In mid-January 2018, PWHF founder Morad Tahbaz was arrested. On January 24 and 25, eight others associated with the organization were also arrested: Managing Director Kavous Seyed-Emami, Niloufar Bayani, Houman Jowkar, Taher Ghadirian, Sepideh Kashani, Amir Hossein Khaleghi, Abdolreza Kouhpayeh, and Sam Radjabi. Amnesty International documented a broader crackdown on environmental activists, citing 63 arrests in 2018, based on media reports.
Their jailing has been met with international condemnation by many organizations including the United Nations, Amnesty International, Human Rights Watch, Canadian Prime Minister Justin Trudeau, the International Union for the Conservation of Nature, Wildlife Conservation Society, World Wildlife Fund, 132 leading conservationists, and the European Parliament speaking out.
Founded in 2008, PWHF operates with the permission of the Iranian government and in close cooperation with the Department of Environment and used to have a long-running relationships with UN agencies, international NGOs, and grassroots conservation groups. However, their website is no longer active today. The organization is primarily funded by in-country donors but receives technical assistance from international groups—standard procedure in the world of conservation.
The case has prompted an outcry from the international community. Reports that some
“detainees may not have adequate access to legal counsel and representation is deeply
troubling”, the United Nations Environment Programme said in a statement on 5 March. “We urge the Iranian authorities to ensure that [the researchers] are guaranteed a fair, transparent and independent trial,” it says.
Human-rights group Amnesty International released a similar statement on the same day. And a February letter to Iran’s president, 26 members of the European Parliament voiced concerns that the proceedings fall seriously short of fair-trial standards. Open letters signed by hundreds of conservationists were published shortly after the arrests last year.
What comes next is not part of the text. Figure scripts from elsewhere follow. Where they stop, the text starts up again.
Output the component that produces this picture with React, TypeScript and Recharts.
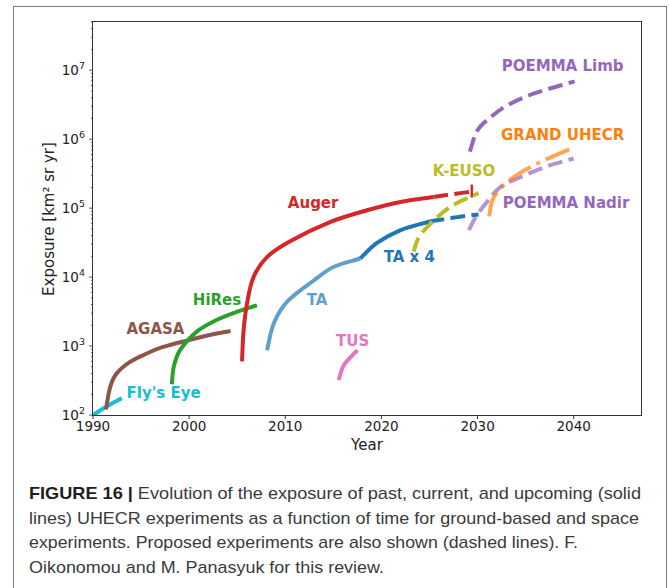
import { Line, LineChart, ReferenceDot, XAxis, YAxis } from "recharts";

// [year, exposure in km^2 sr yr]
const FLYS_EYE = [[1990, 100], [1991.5, 135], [1993, 175]];
const AGASA = [
  [1991.35, 121], [1991.8, 258], [1992.45, 400], [1993.85, 590], [1995.6, 780],
  [1997.3, 970], [2000.1, 1230], [2002.5, 1480], [2004.3, 1650],
];
const HIRES = [
  [1998.2, 280], [1998.4, 500], [1999.05, 870], [2000.8, 1620], [2002.9, 2400],
  [2005.0, 3150], [2007.05, 3900],
];
const AUGER = [
  [2005.5, 600], [2005.65, 1600], [2006.0, 4000], [2006.7, 10000], [2008.1, 19500],
  [2010.5, 33000], [2014.7, 63000], [2018.5, 93000], [2022.0, 123000], [2025.4, 145000],
];
const AUGER_PLANNED = [[2025.4, 145000], [2027.5, 160000], [2029.4, 174000]];
const TA = [
  [2008.1, 870], [2008.8, 2130], [2010.2, 4400], [2013.0, 9000], [2015.0, 14000],
  [2017.8, 18600],
];
const TA_X4 = [[2017.8, 18600], [2019.5, 31000], [2022.0, 48000], [2025.0, 64000]];
const TA_X4_PLANNED = [[2025.0, 64000], [2027.9, 74000], [2030.1, 81000]];
const TUS = [[2015.55, 320], [2016.1, 530], [2017.5, 870]];
const K_EUSO = [
  [2023.35, 23400], [2023.9, 38000], [2025.3, 63000], [2027.2, 105000], [2030.1, 166000],
];
const POEMMA_NADIR = [
  [2029.1, 48000], [2029.8, 74000], [2031.0, 124000], [2032.4, 204000], [2034.5, 283000],
  [2037.3, 408000], [2040.0, 525000],
];
const GRAND = [
  [2031.2, 76000], [2031.55, 131000], [2032.4, 194000], [2034.1, 303000], [2036.6, 470000],
  [2040.0, 760000],
];
const POEMMA_LIMB = [
  [2029.2, 660000], [2030.0, 1350000], [2031.4, 2100000], [2033.1, 3100000],
  [2035.9, 4600000], [2040.1, 6900000],
];

const X_TICKS = [1990, 2000, 2010, 2020, 2030, 2040];

// label text with anchor [year, exposure]
const LABEL_TEXT = ["POEMMA Limb", "GRAND UHECR", "K-EUSO", "POEMMA Nadir", "Auger", "TA x 4", "TA", "TUS", "HiRes", "AGASA", "Fly's Eye"];
const LABEL_AT = [
  [2038.85, 1.18e7], [2038.85, 1.18e6], [2028.6, 348000], [2039.2, 120000], [2012.9, 118000],
  [2022.9, 20000], [2013.3, 4660], [2017.0, 1200], [2002.9, 4660], [1996.5, 1770], [1997.35, 210],
];
const LABEL_COLOR = ["#9467bd", "#ff7f0e", "#bcbd22", "#9467bd", "#d62728", "#1f77b4", "#5f9fd0", "#e377c2", "#2ca02c", "#8c564b", "#17becf"];

const yTicks: number[] = [];
for (let e = 2; e <= 7; e++) {
  for (let m = 1; m <= 9; m++) {
    const v = m * Math.pow(10, e);
    if (v <= 5e7) yTicks.push(v);
  }
}

const toRows = (pts: number[][]) => pts.map(([year, exposure]) => ({ year, exposure }));

// smooth curve through the points: tangent = direction between neighbours,
// handle length = a third of the chord (works for near-vertical starts too)
function smoothCurve(context: any) {
  let pts: number[][] = [];
  const dir = (a: number[], b: number[]) => {
    const dx = b[0] - a[0];
    const dy = b[1] - a[1];
    const len = Math.hypot(dx, dy) || 1;
    return [dx / len, dy / len];
  };
  return {
    areaStart() {},
    areaEnd() {},
    lineStart() {
      pts = [];
    },
    point(x: number, y: number) {
      pts.push([+x, +y]);
    },
    lineEnd() {
      if (!pts.length) return;
      context.moveTo(pts[0][0], pts[0][1]);
      const n = pts.length;
      const tangents = pts.map((p, i) => dir(pts[Math.max(0, i - 1)], pts[Math.min(n - 1, i + 1)]));
      for (let i = 0; i < n - 1; i++) {
        const a = pts[i];
        const b = pts[i + 1];
        const h = Math.hypot(b[0] - a[0], b[1] - a[1]) / 3;
        context.bezierCurveTo(
          a[0] + tangents[i][0] * h,
          a[1] + tangents[i][1] * h,
          b[0] - tangents[i + 1][0] * h,
          b[1] - tangents[i + 1][1] * h,
          b[0],
          b[1],
        );
      }
    },
  };
}

const DASH = "14.8 6.4";
const DASH_DOT = "25.6 6.4 4 6.4";

const SERIES = [
  { key: "flys", pts: FLYS_EYE, color: "#17becf" },
  { key: "agasa", pts: AGASA, color: "#8c564b" },
  { key: "hires", pts: HIRES, color: "#2ca02c" },
  { key: "auger", pts: AUGER, color: "#d62728" },
  { key: "auger2", pts: AUGER_PLANNED, color: "#d62728", dash: DASH, endTick: true },
  { key: "ta", pts: TA, color: "#1f77b4", opacity: 0.7 },
  { key: "tax4", pts: TA_X4, color: "#1f77b4" },
  { key: "tax42", pts: TA_X4_PLANNED, color: "#1f77b4", dash: DASH },
  { key: "tus", pts: TUS, color: "#e377c2" },
  { key: "keuso", pts: K_EUSO, color: "#bcbd22", dash: DASH },
  { key: "nadir", pts: POEMMA_NADIR, color: "#9467bd", dash: DASH, opacity: 0.7 },
  { key: "grand", pts: GRAND, color: "#ff7f0e", dash: DASH_DOT, opacity: 0.7 },
  { key: "limb", pts: POEMMA_LIMB, color: "#9467bd", dash: DASH },
];

const FONT = "'DejaVu Sans', sans-serif";

function YTick(props: any) {
  const { x, y, payload } = props;
  const v = payload.value;
  const exp = Math.round(Math.log10(v));
  const major = Math.abs(v - Math.pow(10, exp)) < 1e-6 * v;
  return (
    <g>
      <line x1={x - (major ? 4 : 2)} x2={x} y1={y} y2={y} stroke="#333" strokeWidth={0.8} />
      {major && (
        <text x={x - 8} y={y + 5} textAnchor="end" fontSize={13.5} fontFamily={FONT} fill="#222">
          10
          <tspan fontSize={9.5} dy={-6}>{exp}</tspan>
        </text>
      )}
    </g>
  );
}

export default function App() {
  return (
    <div style={{ position: "absolute", left: 0, top: 0, width: 669, height: 588, background: "#fff", overflow: "hidden" }}>
      <div
        style={{
          position: "absolute", left: 13, top: 6, width: 654, height: 620,
          border: "1.5px solid #7a7a7a", boxSizing: "border-box",
        }}
      />
      <div style={{ position: "absolute", left: 0, top: 0 }}>
        <LineChart width={669} height={470} margin={{ top: 22, right: 28, bottom: 25, left: 33 }}>
          <XAxis
            dataKey="year"
            type="number"
            domain={[1990, 2047]}
            ticks={X_TICKS}
            allowDataOverflow
            axisLine={false}
            tickSize={4}
            tickMargin={2}
            height={30}
            tickLine={{ stroke: "#333" }}
            tick={{ fontSize: 13.5, fill: "#222", fontFamily: FONT }}
          />
          <YAxis
            type="number"
            scale="log"
            domain={[100, 5e7]}
            allowDataOverflow
            ticks={yTicks}
            interval={0}
            width={60}
            axisLine={false}
            tickLine={false}
            tickSize={0}
            tickMargin={0}
            tick={<YTick />}
          />
          {SERIES.map((s) => (
            <Line
              key={s.key}
              data={toRows(s.pts)}
              dataKey="exposure"
              type={smoothCurve as any}
              stroke={s.color}
              strokeOpacity={s.opacity ?? 1}
              strokeWidth={4}
              strokeDasharray={s.dash}
              dot={
                s.endTick
                  ? (p: any) =>
                      p.index === s.pts.length - 1 ? (
                        <line key={p.index} x1={p.cx} x2={p.cx} y1={p.cy - 7} y2={p.cy + 6} stroke={s.color} strokeWidth={2.5} />
                      ) : (
                        <g key={p.index} />
                      )
                  : false
              }
              activeDot={false}
              isAnimationActive={false}
            />
          ))}
          {LABEL_TEXT.map((t, i) => (
            <ReferenceDot
              key={t}
              x={LABEL_AT[i][0]}
              y={LABEL_AT[i][1]}
              r={0}
              fill="none"
              stroke="none"
              label={{
                value: t,
                position: "center",
                fill: LABEL_COLOR[i],
                fontSize: 15,
                fontWeight: "bold",
                fontFamily: FONT,
              }}
            />
          ))}
        </LineChart>
      </div>
      {/* plot frame */}
      <div
        style={{
          position: "absolute", left: 92, top: 21, width: 550, height: 395,
          border: "1px solid #333", boxSizing: "border-box", pointerEvents: "none",
        }}
      />
      <div
        style={{
          position: "absolute", left: 367, top: 445, transform: "translate(-50%, -50%)",
          fontFamily: FONT, fontSize: 15, color: "#222", whiteSpace: "nowrap",
        }}
      >
        Year
      </div>
      <div
        style={{
          position: "absolute", left: 49, top: 219, transform: "translate(-50%, -50%) rotate(-90deg)",
          fontFamily: FONT, fontSize: 15, color: "#222", whiteSpace: "nowrap",
        }}
      >
        Exposure [km² sr yr]
      </div>
      <svg width={669} height={118} style={{ position: "absolute", left: 0, top: 470 }}>
        <g fontFamily="'Liberation Sans', Arial, sans-serif" fontSize={17} fill="#3a3a3a">
          <text x={29} y={29} textLength={612} lengthAdjust="spacingAndGlyphs">
            <tspan fontWeight="bold" fill="#1e1e1e">FIGURE 16 | </tspan>
            Evolution of the exposure of past, current, and upcoming (solid
          </text>
          <text x={29} y={53.5} textLength={610} lengthAdjust="spacingAndGlyphs">
            lines) UHECR experiments as a function of time for ground-based and space
          </text>
          <text x={29} y={78} textLength={549} lengthAdjust="spacingAndGlyphs">
            experiments. Proposed experiments are also shown (dashed lines). F.
          </text>
          <text x={29} y={102.5} textLength={355} lengthAdjust="spacingAndGlyphs">
            Oikonomou and M. Panasyuk for this review.
          </text>
        </g>
      </svg>
    </div>
  );
}
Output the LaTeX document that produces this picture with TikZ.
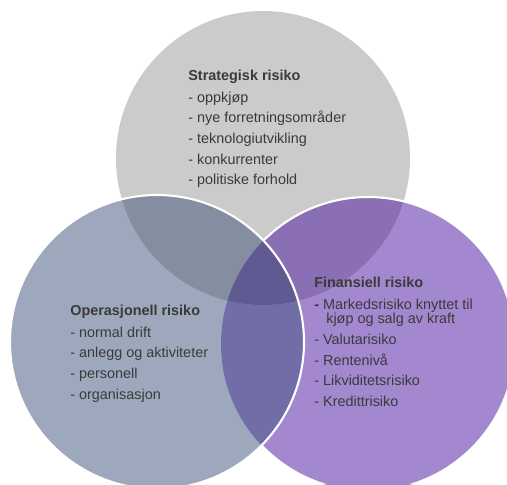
\documentclass[tikz,border=0pt]{standalone}
\usepackage{fontspec}
\setmainfont{Liberation Sans}

\definecolor{stratgray}{HTML}{CBCBCB}
\definecolor{opblue}{HTML}{9EA8BD}
\definecolor{finpurple}{HTML}{A488CF}
\definecolor{stratop}{HTML}{858DA0}
\definecolor{stratfin}{HTML}{8B6FB5}
\definecolor{opfin}{HTML}{716DA6}
\definecolor{allthree}{HTML}{5F5A91}
\definecolor{risktext}{HTML}{3A3A3A}

\begin{document}
\begin{tikzpicture}[x=0.02cm, y=-0.02cm,
    every node/.style={font=\fontsize{8.2}{11.7}\selectfont, text=risktext, align=left, anchor=north west, inner sep=0pt},
    rim/.style={draw=white, line width=1.2pt}]
    \useasboundingbox (0,0) rectangle (507,484);
    \clip (0,0) rectangle (507,484);

    % 三个圆心
    \coordinate (S) at (263,158);
    \coordinate (O) at (157,342);
    \coordinate (F) at (368,344);
    \def\vennr{147}

    % 圆
    \fill[stratgray] (S) circle (\vennr);
    \fill[finpurple] (F) circle (\vennr);
    \fill[opblue] (O) circle (\vennr);

    % 交集
    \begin{scope}
        \clip (O) circle (\vennr);
        \fill[opfin] (F) circle (\vennr);
    \end{scope}
    \begin{scope}
        \clip (S) circle (\vennr);
        \fill[stratop] (O) circle (\vennr);
        \fill[stratfin] (F) circle (\vennr);
        \clip (O) circle (\vennr);
        \fill[allthree] (F) circle (\vennr);
    \end{scope}

    % 白边
    \begin{scope}[even odd rule]
        \clip (0,0) rectangle (507,484) (O) circle (\vennr);
        \draw[rim] (F) circle (\vennr);
    \end{scope}
    \draw[rim] (O) circle (\vennr);

    % 文字
    \node (strat) at (188,70) {\textbf{Strategisk risiko}\\[0.6pt]
        - oppkjøp\\ - nye forretningsområder\\ - teknologiutvikling\\
        - konkurrenter\\ - politiske forhold};
    \node (oper) at (70,305) {\textbf{Operasjonell risiko}\\[0.6pt]
        - normal drift\\ - anlegg og aktiviteter\\ - personell\\ - organisasjon};
    \node (fin) at (314,277) {\textbf{Finansiell risiko}\\[0.6pt]
        \textbf{-} Markedsrisiko knyttet til\\[-3.4pt]
        \hspace*{6.8pt}kjøp og salg av kraft\\ - Valutarisiko\\ - Rentenivå\\
        - Likviditetsrisiko\\ - Kredittrisiko};
\end{tikzpicture}
\end{document}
One of conservationists arrested in January 2018, Dr. Kavous Seyed-Emami, a Canadian-Iranian scientist and academic, died under suspicious circumstances in Evin prison two weeks after his arrest. The authorities claimed that he had committed suicide and refused to release his body unless his family agreed to an immediate burial without an independent autopsy. Amnesty International has previously called on the Iranian authorities to conduct an impartial investigation into his death.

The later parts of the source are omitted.